The Kickstarter Blog

Creator Q&A: Crossword Puzzles!

Eric Berlin’s Crossword Puzzles! was an early Kickstarter success. And how could it not be? Berlin makes crosswords and puzzles for the New York Times and the Wall Street Journal, among other esteemed establishments, and for a paltry $100 he offered to make people a completely custom crossword puzzle. As Berlin notes in our Q&A below, that’s quite the bargain. And we almost forgot about all-time Jeopardy champion Ken Jennings blogging about the project.

Crossword Puzzles! ended on June 30, and on August 31 Berlin will be presenting the nine promised puzzles for the very first time. There’s even a grand prize!

Nine crosswords, including a couple of nifty variety puzzles, all based on board games you know and love. Solve them all, figure out the final answer, and maybe you’ll win yourself a juicy little prize.

We’re thrilled that Berlin was able to put Kickstarter to good use and was able to create a non-traditional vehicle for his work in the process. Read on for some thoughts from Eric Berlin.

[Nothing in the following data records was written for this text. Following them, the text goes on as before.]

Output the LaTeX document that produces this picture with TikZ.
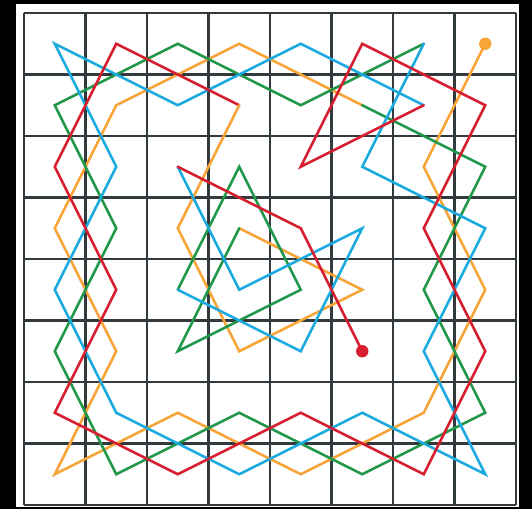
\documentclass[tikz,border=0pt]{standalone}
\usepackage{tikz}
\definecolor{tourorange}{RGB}{247,164,56}
\definecolor{tourgreen}{RGB}{33,151,74}
\definecolor{tourblue}{RGB}{27,170,224}
\definecolor{tourred}{RGB}{214,30,46}
\definecolor{gridgray}{RGB}{50,58,62}

\begin{document}
\begin{tikzpicture}[x=1.5cm,y=-1.5cm,
  gridline/.style={line width=1.5pt,draw=gridgray},
  tour/.style={line width=1.8pt,line cap=round,line join=miter},
  enddot/.style={circle,inner sep=0pt,minimum size=8.6pt}]
% frame: black border, white board
\fill[black] (-0.390,-0.211) rectangle (8.260,8.065);
\useasboundingbox (-0.390,-0.211) rectangle (8.260,8.065);
\fill[white] (-0.130,-0.146) rectangle (8.049,8.033);
% 8x8 board
\foreach \k in {0,...,8} {\draw[gridline] (\k,0) -- (\k,8); \draw[gridline] (0,\k) -- (8,\k);}
% square centres q<col><row>, row 0 on top
\foreach \i in {0,...,7} {\foreach \j in {0,...,7} {\coordinate (q\i\j) at (\i+0.5,\j+0.5);}}
% outer ring of the tour
\draw[tour,tourorange] (q70) -- (q62) -- (q74) -- (q66) -- (q47) -- (q26) -- (q07) -- (q15) -- (q03) -- (q11) -- (q30) -- (q51);
\draw[tour,tourgreen] (q51) -- (q72) -- (q64) -- (q76) -- (q57) -- (q36) -- (q17) -- (q05) -- (q13) -- (q01) -- (q20) -- (q41) -- (q60);
\draw[tour,tourblue] (q60) -- (q52) -- (q73) -- (q65) -- (q77) -- (q56) -- (q37) -- (q16) -- (q04) -- (q12) -- (q00) -- (q21) -- (q40) -- (q61);
\draw[tour,tourred] (q61) -- (q42) -- (q50) -- (q71) -- (q63) -- (q75) -- (q67) -- (q46) -- (q27) -- (q06) -- (q14) -- (q02) -- (q10) -- (q31);
% inner part
\draw[tour,tourorange] (q31) -- (q23) -- (q35) -- (q54) -- (q33);
\draw[tour,tourgreen] (q33) -- (q25) -- (q44) -- (q32) -- (q24);
\draw[tour,tourblue] (q24) -- (q45) -- (q53) -- (q34) -- (q22);
\draw[tour,tourred] (q22) -- (q43) -- (q55);
% start and end
\node[enddot,fill=tourorange] (start) at (q70) {};
\node[enddot,fill=tourred] (finish) at (q55) {};
\end{tikzpicture}
\end{document}
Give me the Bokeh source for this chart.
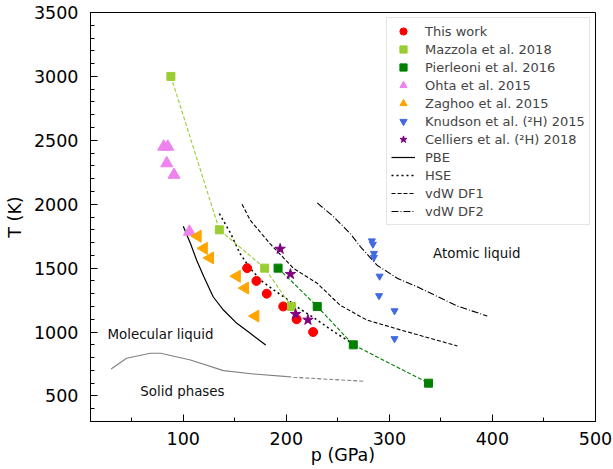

Tell us about your project.

It is a suite of nine interelated crossword puzzles. There is almost no market for such a thing — I can sell individual puzzles to newspapers, and I can make a whole book of crosswords and try to sell it to a publisher, but there is no way to sell a set of nine crosswords to any media outlet. Kickstarter let me market the product directly to crossword-loving consumers.

How did you decide on your rewards?

Impulsively. I have a couple of puzzle-filled mysteries for kids, so it seemed a natural to offer those as rewards. And what else could I offer big spenders but a custom made crossword? So that’s the direction I went.

How many of your backers do you know personally?

I’d guess about 20%, maybe a little more.

Have you learned/discovered anything from the experience?

I confirmed something that I suspected, which is that there is a good-sized audience out there seeking high-quality crosswords. I’m already trying to think of a new product to sell to this audience.

What was unanticipated about the experience?

I set the price of my topmost tier too low — I should have made it $150 instead of $100. I honestly didn’t think anybody would donate that much money, and six people did. I had to close out that tier.

What, if anything, would you change about your project?

Besides charging more for the top tier, nothing.